I was reading another singer’s blog this morning wherein she describes a common audition hazard. What does one do when the accompanist does not or will not take the standard range tempo for an aria?  Too slow, your phrasing is ruined. Too fast, and you hyperventilate or vocally trip over all those even faster runs.

In her account, she tells of an inexperienced accompanist in a German Operhaus who just couldn’t move it. Granted, it was Strauss, and any piano reduction of anything by Strauss requires more than normal human powers to play. It’s enough to bring up a little religion, you know?

In Part II we will chat further about Strauss.

So…I know the feeling. I have had the opposite happen. One time the accompanist seemed to want to kill me via Violetta prematurely.

It was at Chicago Lyric. I was asked to take it from the cabaletta, the place where the girls are separated from the women. This guy played it so fast that I was momentarily stunned. In those first few measures, you have to assess, “Will I manage, or must I stop him?” I mean, this was the Lyric!  The Lyric.

They had flown me in for this audition, paid for my hotel. So I did stop him with all the graciousness I could, just as my coach had drilled into me.

He was nice, and seemed to understand my request. And then he took off again just as he had the first time.  Actually, I remember it being faster.

I did it.  Nailed it. I was being tested. “Can she handle the pressure? Can she think on her feet and make it work?” Well, yeah. I can. I do. Take that, you sick bastard.

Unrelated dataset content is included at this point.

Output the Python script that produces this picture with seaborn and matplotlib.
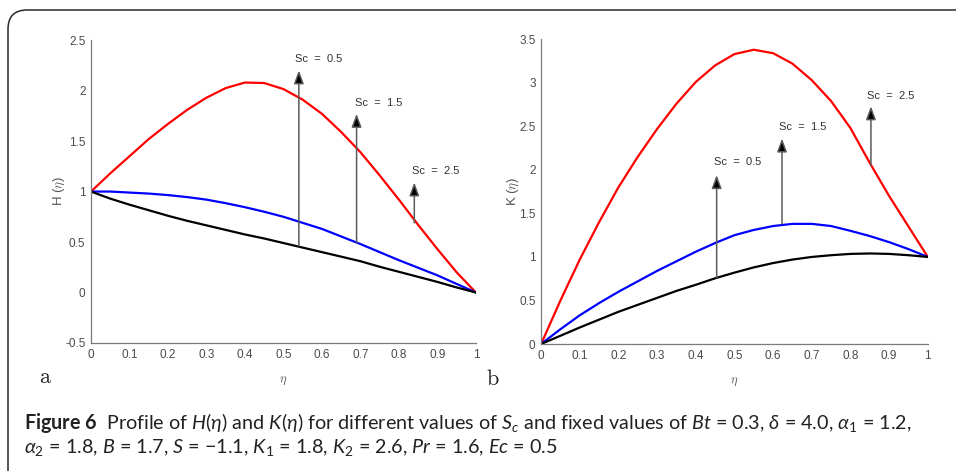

It wasn’t until I left the room that I let myself feel pissed. This guy had intentionally fucked with me, and he had lost the duel.

How we deal with these situations is part of the package, and it has to be  practiced, just like everything else we do.

(c)GoshGusMusic (ascap) 2010

6 thoughts on “Pausa: Two Stories. Part I.

  1. Razor blades on the elbows…I think they call it….
    never could keep mine out, nor were they sharp enough…too much work!

  2. Funny, in the odd-funny sense, how there are people out there who would love to see us fall. I’ve seen the same thing in kitchen auditions where the cooks around let you get so far out there that you can’t help but look bad.

  3. Is it because they really do need to see how you handle all the multi-tasking, or are they just assholes? It’s a bit of both, maybe. Bunch of masochists. But we love what we do, and by now expect this behavior. Experience is on our side.

  4. you’re good at your job.i’ve never seen another soprano kick ass with such a sweet smile before I met you. Get it. “met” you? More stories!